American newspaper editor and politician (1868–1960)

Donald Brenham McKay (July 29, 1868 – September 8, 1960) was the owner and editor of the Daily Times newspaper in Tampa, Florida and served several terms as Mayor of Tampa from 1910 to 1920 and from 1928 to 1931.

== Life and career ==
McKay was born in Tampa on July 29, 1868. His grandfather was James McKay Sr., who also served as Mayor of Tampa. His father served as a county commissioner.

He married Aurora Gutierrez, daughter of Gabino Gutierrez, in 1900. They had eight children.

He was a leading organizer of the whites only White Municipal Party and the first mayor of Tampa elected under its influence. The party excluded African Americans from meaningful involvement in Tampa's municipal elections for decades. As mayor he led infrastructure projects including street paving, sidewalk construction, brick firehouses, Tampa City Hall, and the fairgrounds.

In 1910, the International Socialist Review accused him of targeting union workers and said the streets of Tampa were not safe to walk with him as mayor. On December 30, 1913, he would welcome Tony Jannus after his airboat flight from St. Petersburg to Tampa, the first commercial flight in the U.S.

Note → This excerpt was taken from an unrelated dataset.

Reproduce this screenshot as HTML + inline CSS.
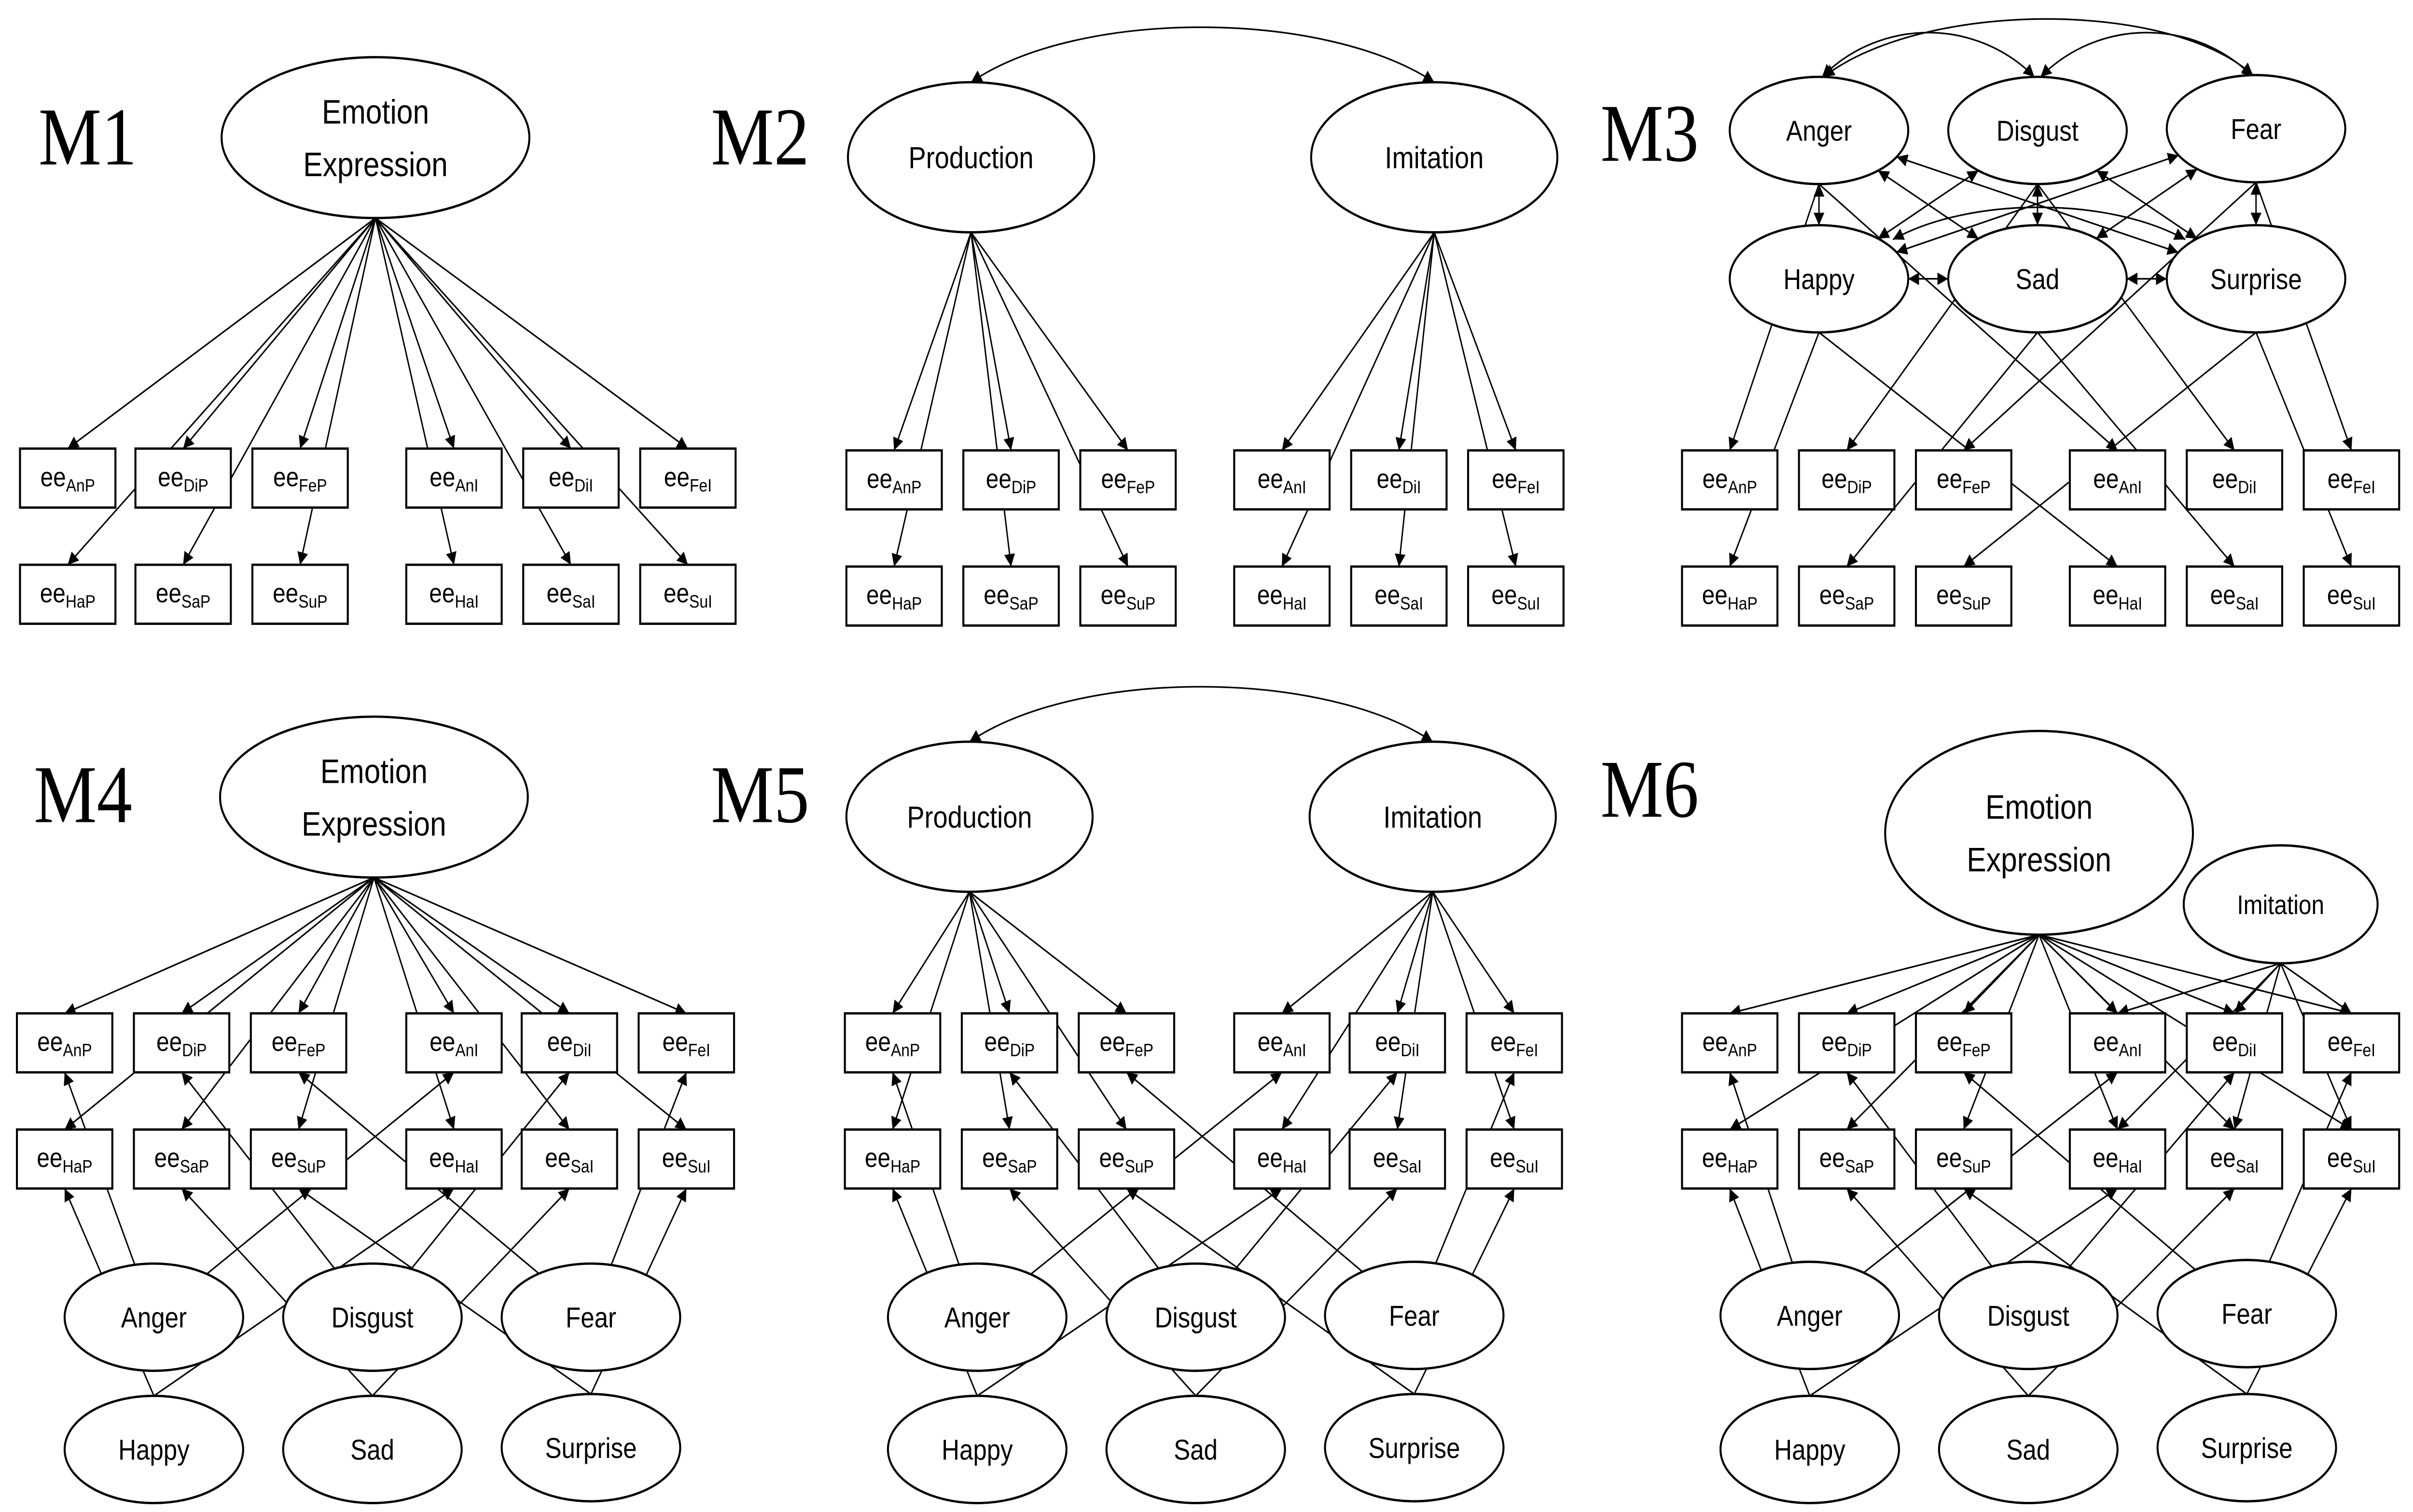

During World War I, President Woodrow Wilson appointed McKay to serve as the chairman of the President's Advisory Committee for Southwest Florida.

In 1928, he attended the dedication of a bridge to Davis Island.

Starting in 1946 and until his death, he wrote the column "Pioneer Florida" which was published in The Tampa Tribune.

During his life served as the President of the Tampa Board of Trade and be one of the founders/trustees of the University of Tampa.

McKay died of heart failure in Tampa, Florida on September 8, 1960.

== Legacy ==
The University of South Florida has a collection of his papers. The Florida State Archives have a photo of him. The University of Tampa's auditorium would be renamed as the Donald Brenham McKay auditorium in 1960.